Costuma ouvir-se que “há males
que vêm por bem” e assim está a acontecer com os rafeiros em Portugal, por
força da crise económica que se abate sobre a maioria dos portugueses. Hoje as
feiras do animal, onde se oferecem cães e gatos, são mais concorridas que as
exibições ou provas caninas, já que as últimas têm menos participantes e menor
número de interessados. Depois de longas décadas de sensibilização, as
associações de recolha de animais viram o seu esforço premiado, não tanto pelas
suas campanhas mas pela austeridade que por cá grassa e que tem levado muitos à
aquisição de cães sem raça definida, porque são gratuitos, mais rústicos, mais
saudáveis e menos exigentes. Bastará a quem duvidar, caso queira sair à rua, aquilatar
do seu número nos espaços públicos, onde em média passeiam 12 rafeiros para cada
cão de raça, havendo locais onde é difícil encontrar algum com raça definida,
apesar dos seus criadores, a dar as últimas e com a corda ao pescoço, os
venderem agora a um preço quase simbólico. E quem não quiser sair à rua, já que
nas cidades pôr o pé fora de portas implica em gastar dinheiro e ele está caro,
poderá certificar-se disso pela consulta dos preços anunciados no “OLX”.

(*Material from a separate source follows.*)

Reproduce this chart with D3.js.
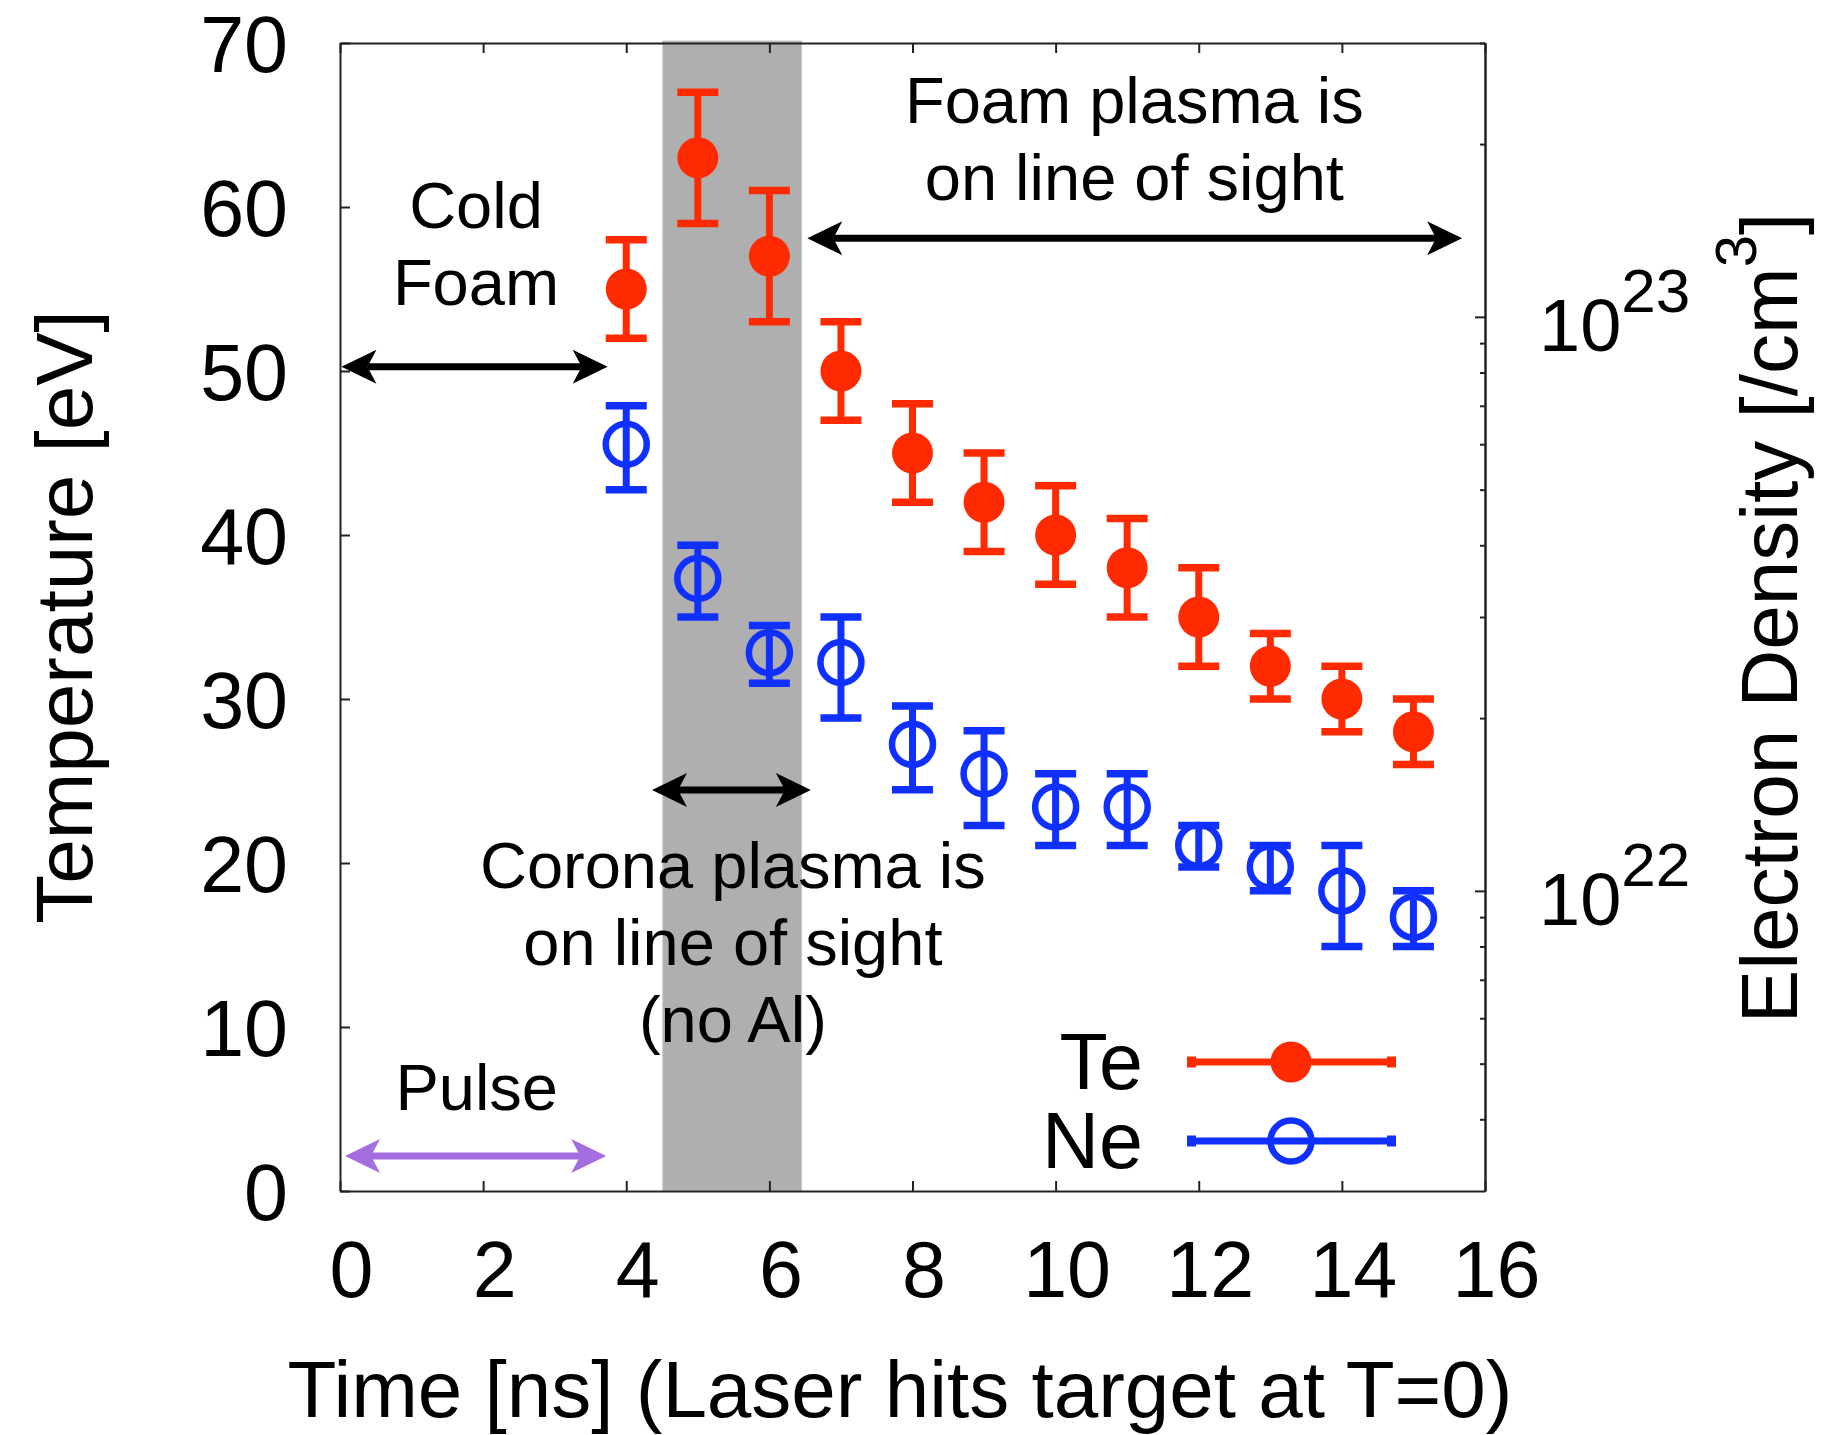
<!DOCTYPE html>
<html>
<head>
<meta charset="utf-8">
<script src="https://cdn.jsdelivr.net/npm/d3@7"></script>
<style>
  body { margin: 0; background: #fff; }
  text { font-family: "Liberation Sans", Arial, Helvetica, sans-serif; fill: #000; }
</style>
</head>
<body>
<div id="chart"></div>
<script>
// data
const times = [4, 5, 6, 7, 8, 9, 10, 11, 12, 13, 14, 15];
const teValues = [55, 63, 57, 50, 45, 42, 40, 38, 35, 32, 30, 28];
const teErrors = [3, 4, 4, 3, 3, 3, 3, 3, 3, 2, 2, 2];
const neValues = [6.0e22, 3.5e22, 2.6e22, 2.5e22, 1.8e22, 1.6e22, 1.4e22, 1.4e22, 1.2e22, 1.1e22, 1.0e22, 0.9e22];
const neLow = [5.0e22, 3.0e22, 2.3e22, 2.0e22, 1.5e22, 1.3e22, 1.2e22, 1.2e22, 1.1e22, 1.0e22, 0.8e22, 0.8e22];
const neHigh = [7.0e22, 4.0e22, 2.9e22, 3.0e22, 2.1e22, 1.9e22, 1.6e22, 1.6e22, 1.3e22, 1.2e22, 1.2e22, 1.0e22];

const xTicks = [0, 2, 4, 6, 8, 10, 12, 14, 16];
const yTicks = [0, 10, 20, 30, 40, 50, 60, 70];
const densityMajor = [1e22, 1e23];
const densityMinor = [4e21, 5e21, 6e21, 7e21, 8e21, 9e21, 2e22, 3e22, 4e22, 5e22, 6e22, 7e22, 8e22, 9e22, 2e23, 3e23];

// shaded interval where corona plasma is on line of sight
const coronaBand = [4.51, 6.45];

// annotation arrows [x start, x end, y] in data units
const arrowNames = ["cold", "foam", "corona", "pulse"];
const arrowStart = [0.02, 6.53, 4.36, 0.07];
const arrowEnd = [3.74, 15.68, 6.58, 3.72];
const arrowLevel = [50.26, 58.09, 24.45, 2.13];

const noteLines = [["Cold", "Foam"], ["Foam plasma is", "on line of sight"], ["Corona plasma is", "on line of sight", "(no Al)"], ["Pulse"]];
const noteX = [1.90, 11.10, 5.49, 1.91];
const noteY = [58.7, 65.1, 18.48, 4.94];

const seriesNames = ["Te", "Ne"];

const render = () => {
  const W = 1831, H = 1435;
  const plot = { left: 340, right: 1485, top: 43, bottom: 1191 };
  const red = "#ff2a00", blue = "#1030ff", axisColor = "#222";

  const svg = d3.select("#chart").append("svg")
    .attr("width", W).attr("height", H);

  const x = d3.scaleLinear().domain([0, 16]).range([plot.left, plot.right]);
  const y = d3.scaleLinear().domain([0, 70]).range([plot.bottom, plot.top]);
  const yD = d3.scaleLog().domain([3e21, 3e23]).range([plot.bottom, plot.top]);

  // gray band
  svg.append("rect")
    .attr("x", x(coronaBand[0]))
    .attr("y", plot.top - 2)
    .attr("width", x(coronaBand[1]) - x(coronaBand[0]))
    .attr("height", plot.bottom - plot.top + 2)
    .attr("fill", "#aeafae")
    .attr("stroke", "#c8c8c8")
    .attr("stroke-width", 1);

  // axes
  const styleAxis = g => {
    g.selectAll("path.domain").attr("stroke", axisColor).attr("stroke-width", 2);
    g.selectAll(".tick line").attr("stroke", axisColor).attr("stroke-width", 2);
  };

  const xAxis = svg.append("g")
    .attr("transform", `translate(0,${plot.bottom})`)
    .call(d3.axisBottom(x).tickValues(xTicks).tickSize(-10).tickSizeOuter(0).tickFormat(d3.format("d")))
    .call(styleAxis);
  xAxis.selectAll(".tick text")
    .attr("y", 106).attr("dy", 0).attr("dx", 11)
    .style("font-size", "79px")
    .attr("fill", "#000");

  svg.append("g")
    .attr("transform", `translate(0,${plot.top})`)
    .call(d3.axisTop(x).tickValues(xTicks).tickSize(-10).tickSizeOuter(0).tickFormat(""))
    .call(styleAxis);

  const yAxis = svg.append("g")
    .attr("transform", `translate(${plot.left},0)`)
    .call(d3.axisLeft(y).tickValues(yTicks).tickSize(-10).tickSizeOuter(0))
    .call(styleAxis);
  yAxis.selectAll(".tick text")
    .attr("x", -52).attr("dy", "0.36em")
    .style("font-size", "79px")
    .attr("fill", "#000");

  svg.append("g")
    .attr("transform", `translate(${plot.right},0)`)
    .call(d3.axisRight(yD).tickValues(densityMinor).tickSize(-5).tickSizeOuter(0).tickFormat(""))
    .call(styleAxis);
  svg.append("g")
    .attr("transform", `translate(${plot.right},0)`)
    .call(d3.axisRight(yD).tickValues(densityMajor).tickSize(-10).tickSizeOuter(0).tickFormat(""))
    .call(styleAxis);

  // right tick labels 10^n
  const rLab = svg.append("g").selectAll("text")
    .data(densityMajor)
    .enter()
    .append("text")
    .attr("x", 1539)
    .attr("y", d => yD(d) + 34)
    .style("font-size", "74px");
  rLab.append("tspan").text("10");
  rLab.append("tspan")
    .attr("dy", -39)
    .style("font-size", "62px")
    .text(d => Math.round(Math.log10(d)));

  // axis titles
  svg.append("text")
    .attr("x", 900).attr("y", 1417)
    .attr("text-anchor", "middle")
    .style("font-size", "80px")
    .text("Time [ns] (Laser hits target at T=0)");

  svg.append("text")
    .attr("transform", `translate(92,${(plot.top + plot.bottom) / 2}) rotate(-90)`)
    .attr("text-anchor", "middle")
    .style("font-size", "80px")
    .text("Temperature [eV]");

  const rTitle = svg.append("text")
    .attr("transform", `translate(1797,618) rotate(-90)`)
    .attr("text-anchor", "middle")
    .style("font-size", "80px");
  rTitle.append("tspan").text("Electron Density [/cm");
  rTitle.append("tspan").attr("dy", -41).style("font-size", "58px").text("3");
  rTitle.append("tspan").attr("dy", 41).text("]");

  // arrows
  const arrows = svg.append("g");
  arrowNames.forEach((name, i) => {
    const color = name === "pulse" ? "#a56ee0" : "#000";
    const x1 = x(arrowStart[i]), x2 = x(arrowEnd[i]), yy = y(arrowLevel[i]);
    const len = 35, half = 17, notch = 26;
    arrows.append("line")
      .attr("x1", x1 + notch).attr("x2", x2 - notch)
      .attr("y1", yy).attr("y2", yy)
      .attr("stroke", color).attr("stroke-width", 7);
    const head = (tx, dir) => `M${tx},${yy} L${tx - dir * len},${yy - half} L${tx - dir * notch},${yy} L${tx - dir * len},${yy + half} Z`;
    arrows.append("path").attr("d", head(x2, 1)).attr("fill", color);
    arrows.append("path").attr("d", head(x1, -1)).attr("fill", color);
  });

  // notes
  const notes = svg.append("g");
  noteLines.forEach((lines, i) => {
    const t = notes.append("text")
      .attr("text-anchor", "middle")
      .style("font-size", "65px");
    lines.forEach((line, j) => {
      t.append("tspan")
        .attr("x", x(noteX[i]))
        .attr("y", y(noteY[i]) + j * 77)
        .text(line);
    });
  });

  // Te error bars and markers
  const capHalf = 20.5;
  const teG = svg.append("g").attr("stroke", red);
  teG.selectAll("line.v")
    .data(times)
    .enter().append("line")
    .attr("x1", d => x(d)).attr("x2", d => x(d))
    .attr("y1", (d, i) => y(teValues[i] - teErrors[i]))
    .attr("y2", (d, i) => y(teValues[i] + teErrors[i]))
    .attr("stroke-width", 7);
  [-1, 1].forEach(s => {
    teG.selectAll(null)
      .data(times)
      .enter().append("line")
      .attr("x1", d => x(d) - capHalf).attr("x2", d => x(d) + capHalf)
      .attr("y1", (d, i) => y(teValues[i] + s * teErrors[i]))
      .attr("y2", (d, i) => y(teValues[i] + s * teErrors[i]))
      .attr("stroke-width", 7.5);
  });
  teG.selectAll("circle")
    .data(times)
    .enter().append("circle")
    .attr("cx", d => x(d))
    .attr("cy", (d, i) => y(teValues[i]))
    .attr("r", 20.5)
    .attr("fill", red)
    .attr("stroke", "none");

  // Ne error bars and markers
  const neG = svg.append("g").attr("stroke", blue);
  neG.selectAll("line.v")
    .data(times)
    .enter().append("line")
    .attr("x1", d => x(d)).attr("x2", d => x(d))
    .attr("y1", (d, i) => yD(neLow[i]))
    .attr("y2", (d, i) => yD(neHigh[i]))
    .attr("stroke-width", 7);
  [neLow, neHigh].forEach(arr => {
    neG.selectAll(null)
      .data(times)
      .enter().append("line")
      .attr("x1", d => x(d) - capHalf).attr("x2", d => x(d) + capHalf)
      .attr("y1", (d, i) => yD(arr[i]))
      .attr("y2", (d, i) => yD(arr[i]))
      .attr("stroke-width", 7.5);
  });
  neG.selectAll("circle")
    .data(times)
    .enter().append("circle")
    .attr("cx", d => x(d))
    .attr("cy", (d, i) => yD(neValues[i]))
    .attr("r", 20.5)
    .attr("fill", "none")
    .attr("stroke-width", 6.5);

  // legend
  const legend = svg.append("g").attr("transform", "translate(0,1062)");
  seriesNames.forEach((name, i) => {
    const color = i === 0 ? red : blue;
    const row = legend.append("g").attr("transform", `translate(0,${i * 79})`);
    row.append("text")
      .attr("x", 1143).attr("y", 26.5)
      .attr("text-anchor", "end")
      .style("font-size", "79px")
      .text(name);
    row.append("line")
      .attr("x1", 1187).attr("x2", 1396)
      .attr("y1", 0).attr("y2", 0)
      .attr("stroke", color).attr("stroke-width", 7);
    [1187, 1387].forEach(px => {
      row.append("rect")
        .attr("x", px).attr("y", -5.5)
        .attr("width", 9).attr("height", 11)
        .attr("fill", color);
    });
    row.append("circle")
      .attr("cx", 1291).attr("cy", 0).attr("r", 20.5)
      .attr("fill", i === 0 ? color : "none")
      .attr("stroke", i === 0 ? "none" : color)
      .attr("stroke-width", 6.5);
  });
};

document.addEventListener("DOMContentLoaded", render);
</script>
</body>
</html>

Há 15 anos atrás, um Retriever
do Labrador chocolate custava 1.250€, agora é possível adquirir um somente por
250€ e com jeitinho ainda o levam a casa, o mesmo sucedendo com outras raças. Até
aquelas mais procuradas, as que constam no Anuário do Clube Português de
Canicultura, viram o seu preço reduzido, sendo agora vendidas a 2/3 do seu
valor no passado. Hoje como nunca é possível adquirir um bom cão por uma
bagatela! A importação de cães diminuiu drasticamente e os que nos chegam, por
serem baratos, são de qualidade duvidosa, de criações menos dispendiosas ou
resultado de algum excedente, porque doutro modo jamais dariam lucro. Longe vai
o tempo em que se comprava um cão no estrangeiro por 300 ou 400€ e se vendia
aqui por duas ou três vezes mais. Diante do empobrecimento geral do País sobrou
a prata da casa e os rafeiros viram aumentada a sua procura, ocupando agora espaços
e lugares de outros tidos com mais “nobres”. Também a lei sobre os cães
perigosos, a carga tributária sobre a classe média e o desemprego
inviabilizaram de sobremaneira a aquisição de cães de raça. Não obstante, nunca
foi tão fácil resgatar um cão de raça pura num canil de adopção.
Assim
como se perdeu o pudor de ir comprar roupa às lojas dos chineses, também elas
em crise (muitas já fecharam por ausência de liquidez), também o português
comum se contenta com um rafeiro ajeitado, dócil, dedicado e amigo, havendo-os
de todas as cores e tamanhos, alguns substancialmente mais bonitos que outros
tornados raça a partir da aberração. Os parques e jardins públicos estão mais
seguros e sossegados, porque os cães sem raça definida são por norma mais
sociáveis, têm menos pruridos, causam menos incómodos, dificilmente se
hostilizam e não metem medo a ninguém. Contudo, falta vencer a batalha contra o
abandono dos cães, já que o seu número tem aumentado vertiginosamente a cada
dia que passa, fenómeno esperado que tem desesperado quem optou por lhes valer,
porque quando a comida falta em casa, o cão é o último a comer (se comer) e
quando importa aliviar o carrego… o pobre bicho que vá para o diabo que o
carregue! Apesar do número de cães adoptados ter aumentado, existe um profundo
défice entre a adopção e o abandono, problema de difícil resolução com ou sem
crise, muito embora ela tenha agravado a situação. Tragédias à parte, os
rafeiros nunca foram tão procurados, adoptados, tornados cúmplices, adestrados
e usados como agora, numa proliferação que relembra os tempos idos, agora
retornados, da economia de sobrevivência, quando só os mais ricos podiam
comprar cães e os pobres se contentavam com os rafeiros.